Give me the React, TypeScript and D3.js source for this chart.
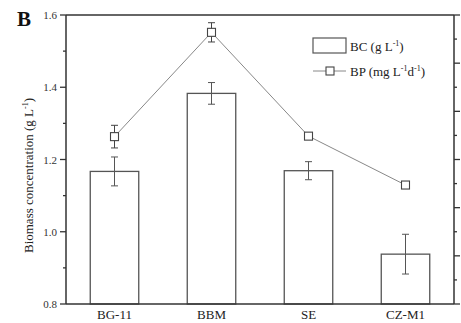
import React from "react";
import * as d3 from "d3";

const categories = ["BG-11", "BBM", "SE", "CZ-M1"];
const bcValues = [1.167, 1.383, 1.169, 0.938];
const bcErrors = [0.04, 0.03, 0.025, 0.055];
const bpValues = [69.5, 112.8, 69.7, 49.4];
const bpErrors = [4.7, 4.0, 1.2, 0.8];
const leftTicks = [0.8, 1.0, 1.2, 1.4, 1.6];
const leftMinor = [0.9, 1.1, 1.3, 1.5];
const rightMajor = [0, 20, 40, 60, 80, 100, 120];
const rightMinor = [10, 30, 50, 70, 90, 110];

const W = 461;
const H = 323;
const m = { left: 66, right: 454, top: 15, bottom: 304 };
const font = "'Liberation Serif', 'Times New Roman', serif";

export default function App() {
  const x = d3
    .scaleBand<string>()
    .domain(categories)
    .range([m.left, m.right])
    .paddingInner(0.5)
    .paddingOuter(0.25);
  const y = d3.scaleLinear().domain([0.8, 1.6]).range([m.bottom, m.top]);
  const yr = d3.scaleLinear().domain([0, 120]).range([m.bottom, m.top]);
  const cx = (c: string) => (x(c) as number) + x.bandwidth() / 2;

  const line = d3
    .line<number>()
    .x((_, i) => cx(categories[i]))
    .y((v) => yr(v));

  const axisColor = "#333";
  const barColor = "#555";
  const lineColor = "#888";
  const cap = 3.5;

  return (
    <svg
      width={W}
      height={H}
      style={{ position: "absolute", left: 0, top: 0, background: "#fff" }}
      fontFamily={font}
    >
      {/* bars */}
      {categories.map((c, i) => (
        <g key={c}>
          <rect
            x={x(c)}
            y={y(bcValues[i])}
            width={x.bandwidth()}
            height={m.bottom - y(bcValues[i])}
            fill="#fff"
            stroke={barColor}
            strokeWidth={1.3}
          />
          <line
            x1={cx(c)}
            x2={cx(c)}
            y1={y(bcValues[i] + bcErrors[i])}
            y2={y(bcValues[i] - bcErrors[i])}
            stroke={barColor}
            strokeWidth={1}
          />
          {[1, -1].map((s) => (
            <line
              key={s}
              x1={cx(c) - cap}
              x2={cx(c) + cap}
              y1={y(bcValues[i] + s * bcErrors[i])}
              y2={y(bcValues[i] + s * bcErrors[i])}
              stroke={barColor}
              strokeWidth={1}
            />
          ))}
        </g>
      ))}

      {/* BP line */}
      <path d={line(bpValues) as string} fill="none" stroke={lineColor} strokeWidth={1} />
      {categories.map((c, i) => (
        <g key={"bp" + c}>
          <line
            x1={cx(c)}
            x2={cx(c)}
            y1={yr(bpValues[i] + bpErrors[i])}
            y2={yr(bpValues[i] - bpErrors[i])}
            stroke="#444"
            strokeWidth={1}
          />
          {[1, -1].map((s) => (
            <line
              key={s}
              x1={cx(c) - cap}
              x2={cx(c) + cap}
              y1={yr(bpValues[i] + s * bpErrors[i])}
              y2={yr(bpValues[i] + s * bpErrors[i])}
              stroke="#444"
              strokeWidth={1}
            />
          ))}
          <rect
            x={cx(c) - 4}
            y={yr(bpValues[i]) - 4}
            width={8}
            height={8}
            fill="#fff"
            stroke="#444"
            strokeWidth={1.1}
          />
        </g>
      ))}

      {/* frame */}
      <line x1={m.left} x2={m.right} y1={m.top} y2={m.top} stroke={axisColor} strokeWidth={1.5} />
      <line x1={m.left} x2={m.right} y1={m.bottom} y2={m.bottom} stroke={axisColor} strokeWidth={1.5} />
      <line x1={m.left} x2={m.left} y1={m.top} y2={m.bottom} stroke={axisColor} strokeWidth={1.5} />
      <line x1={m.right} x2={m.right} y1={m.top} y2={m.bottom} stroke={axisColor} strokeWidth={1.5} />

      {/* left ticks */}
      {leftTicks.map((t) => (
        <g key={t}>
          <line x1={m.left - 6} x2={m.left} y1={y(t)} y2={y(t)} stroke={axisColor} strokeWidth={1.3} />
          <text x={m.left - 9} y={y(t) + 4} textAnchor="end" fontSize={11} fill="#333">
            {t.toFixed(1)}
          </text>
        </g>
      ))}
      {leftMinor.map((t) => (
        <line key={t} x1={m.left - 3} x2={m.left} y1={y(t)} y2={y(t)} stroke={axisColor} strokeWidth={1.3} />
      ))}
      {/* right ticks */}
      {rightMajor.map((t) => (
        <line key={t} x1={m.right} x2={m.right + 6} y1={yr(t)} y2={yr(t)} stroke={axisColor} strokeWidth={1.3} />
      ))}
      {rightMinor.map((t) => (
        <line key={t} x1={m.right} x2={m.right + 3} y1={yr(t)} y2={yr(t)} stroke={axisColor} strokeWidth={1.3} />
      ))}

      {/* x labels */}
      {categories.map((c) => (
        <text key={"l" + c} x={cx(c)} y={319} textAnchor="middle" fontSize={13} fill="#222">
          {c}
        </text>
      ))}

      {/* y title */}
      <text
        transform={`translate(33,${(m.top + m.bottom) / 2 + 16}) rotate(-90)`}
        textAnchor="middle"
        fontSize={13}
        fill="#222"
      >
        Biomass concentration (g L
        <tspan fontSize={8} dy={-5}>-1</tspan>
        <tspan dy={5}>)</tspan>
      </text>

      {/* panel letter */}
      <text x={17} y={26} fontSize={21} fontWeight="bold" fill="#111">
        B
      </text>

      {/* legend */}
      <rect x={313} y={38} width={33} height={15} fill="#fff" stroke={barColor} strokeWidth={1.2} />
      <text x={350} y={51} fontSize={13} fill="#222">
        BC (g L<tspan fontSize={8} dy={-5}>-1</tspan>
        <tspan dy={5}>)</tspan>
      </text>
      <line x1={313} x2={346} y1={71} y2={71} stroke={lineColor} strokeWidth={1} />
      <rect x={326} y={67} width={8} height={8} fill="#fff" stroke="#444" strokeWidth={1.1} />
      <text x={350} y={76} fontSize={13} fill="#222">
        BP (mg L<tspan fontSize={8} dy={-5}>-1</tspan>
        <tspan dy={5}>d</tspan>
        <tspan fontSize={8} dy={-5}>-1</tspan>
        <tspan dy={5}>)</tspan>
      </text>
    </svg>
  );
}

**STATED TASK:**
Reproduce the data verbatim. Do not carry any picture into the copy.

**FULL ANSWER:**
Give me the React, TypeScript and D3.js source for this chart.
import React from "react";
import * as d3 from "d3";

const categories = ["BG-11", "BBM", "SE", "CZ-M1"];
const bcValues = [1.167, 1.383, 1.169, 0.938];
const bcErrors = [0.04, 0.03, 0.025, 0.055];
const bpValues = [69.5, 112.8, 69.7, 49.4];
const bpErrors = [4.7, 4.0, 1.2, 0.8];
const leftTicks = [0.8, 1.0, 1.2, 1.4, 1.6];
const leftMinor = [0.9, 1.1, 1.3, 1.5];
const rightMajor = [0, 20, 40, 60, 80, 100, 120];
const rightMinor = [10, 30, 50, 70, 90, 110];

const W = 461;
const H = 323;
const m = { left: 66, right: 454, top: 15, bottom: 304 };
const font = "'Liberation Serif', 'Times New Roman', serif";

export default function App() {
  const x = d3
    .scaleBand<string>()
    .domain(categories)
    .range([m.left, m.right])
    .paddingInner(0.5)
    .paddingOuter(0.25);
  const y = d3.scaleLinear().domain([0.8, 1.6]).range([m.bottom, m.top]);
  const yr = d3.scaleLinear().domain([0, 120]).range([m.bottom, m.top]);
  const cx = (c: string) => (x(c) as number) + x.bandwidth() / 2;

  const line = d3
    .line<number>()
    .x((_, i) => cx(categories[i]))
    .y((v) => yr(v));

  const axisColor = "#333";
  const barColor = "#555";
  const lineColor = "#888";
  const cap = 3.5;

  return (
    <svg
      width={W}
      height={H}
      style={{ position: "absolute", left: 0, top: 0, background: "#fff" }}
      fontFamily={font}
    >
      {/* bars */}
      {categories.map((c, i) => (
        <g key={c}>
          <rect
            x={x(c)}
            y={y(bcValues[i])}
            width={x.bandwidth()}
            height={m.bottom - y(bcValues[i])}
            fill="#fff"
            stroke={barColor}
            strokeWidth={1.3}
          />
          <line
            x1={cx(c)}
            x2={cx(c)}
            y1={y(bcValues[i] + bcErrors[i])}
            y2={y(bcValues[i] - bcErrors[i])}
            stroke={barColor}
            strokeWidth={1}
          />
          {[1, -1].map((s) => (
            <line
              key={s}
              x1={cx(c) - cap}
              x2={cx(c) + cap}
              y1={y(bcValues[i] + s * bcErrors[i])}
              y2={y(bcValues[i] + s * bcErrors[i])}
              stroke={barColor}
              strokeWidth={1}
            />
          ))}
        </g>
      ))}

      {/* BP line */}
      <path d={line(bpValues) as string} fill="none" stroke={lineColor} strokeWidth={1} />
      {categories.map((c, i) => (
        <g key={"bp" + c}>
          <line
            x1={cx(c)}
            x2={cx(c)}
            y1={yr(bpValues[i] + bpErrors[i])}
            y2={yr(bpValues[i] - bpErrors[i])}
            stroke="#444"
            strokeWidth={1}
          />
          {[1, -1].map((s) => (
            <line
              key={s}
              x1={cx(c) - cap}
              x2={cx(c) + cap}
              y1={yr(bpValues[i] + s * bpErrors[i])}
              y2={yr(bpValues[i] + s * bpErrors[i])}
              stroke="#444"
              strokeWidth={1}
            />
          ))}
          <rect
            x={cx(c) - 4}
            y={yr(bpValues[i]) - 4}
            width={8}
            height={8}
            fill="#fff"
            stroke="#444"
            strokeWidth={1.1}
          />
        </g>
      ))}

      {/* frame */}
      <line x1={m.left} x2={m.right} y1={m.top} y2={m.top} stroke={axisColor} strokeWidth={1.5} />
      <line x1={m.left} x2={m.right} y1={m.bottom} y2={m.bottom} stroke={axisColor} strokeWidth={1.5} />
      <line x1={m.left} x2={m.left} y1={m.top} y2={m.bottom} stroke={axisColor} strokeWidth={1.5} />
      <line x1={m.right} x2={m.right} y1={m.top} y2={m.bottom} stroke={axisColor} strokeWidth={1.5} />

      {/* left ticks */}
      {leftTicks.map((t) => (
        <g key={t}>
          <line x1={m.left - 6} x2={m.left} y1={y(t)} y2={y(t)} stroke={axisColor} strokeWidth={1.3} />
          <text x={m.left - 9} y={y(t) + 4} textAnchor="end" fontSize={11} fill="#333">
            {t.toFixed(1)}
          </text>
        </g>
      ))}
      {leftMinor.map((t) => (
        <line key={t} x1={m.left - 3} x2={m.left} y1={y(t)} y2={y(t)} stroke={axisColor} strokeWidth={1.3} />
      ))}
      {/* right ticks */}
      {rightMajor.map((t) => (
        <line key={t} x1={m.right} x2={m.right + 6} y1={yr(t)} y2={yr(t)} stroke={axisColor} strokeWidth={1.3} />
      ))}
      {rightMinor.map((t) => (
        <line key={t} x1={m.right} x2={m.right + 3} y1={yr(t)} y2={yr(t)} stroke={axisColor} strokeWidth={1.3} />
      ))}

      {/* x labels */}
      {categories.map((c) => (
        <text key={"l" + c} x={cx(c)} y={319} textAnchor="middle" fontSize={13} fill="#222">
          {c}
        </text>
      ))}

      {/* y title */}
      <text
        transform={`translate(33,${(m.top + m.bottom) / 2 + 16}) rotate(-90)`}
        textAnchor="middle"
        fontSize={13}
        fill="#222"
      >
        Biomass concentration (g L
        <tspan fontSize={8} dy={-5}>-1</tspan>
        <tspan dy={5}>)</tspan>
      </text>

      {/* panel letter */}
      <text x={17} y={26} fontSize={21} fontWeight="bold" fill="#111">
        B
      </text>

      {/* legend */}
      <rect x={313} y={38} width={33} height={15} fill="#fff" stroke={barColor} strokeWidth={1.2} />
      <text x={350} y={51} fontSize={13} fill="#222">
        BC (g L<tspan fontSize={8} dy={-5}>-1</tspan>
        <tspan dy={5}>)</tspan>
      </text>
      <line x1={313} x2={346} y1={71} y2={71} stroke={lineColor} strokeWidth={1} />
      <rect x={326} y={67} width={8} height={8} fill="#fff" stroke="#444" strokeWidth={1.1} />
      <text x={350} y={76} fontSize={13} fill="#222">
        BP (mg L<tspan fontSize={8} dy={-5}>-1</tspan>
        <tspan dy={5}>d</tspan>
        <tspan fontSize={8} dy={-5}>-1</tspan>
        <tspan dy={5}>)</tspan>
      </text>
    </svg>
  );
}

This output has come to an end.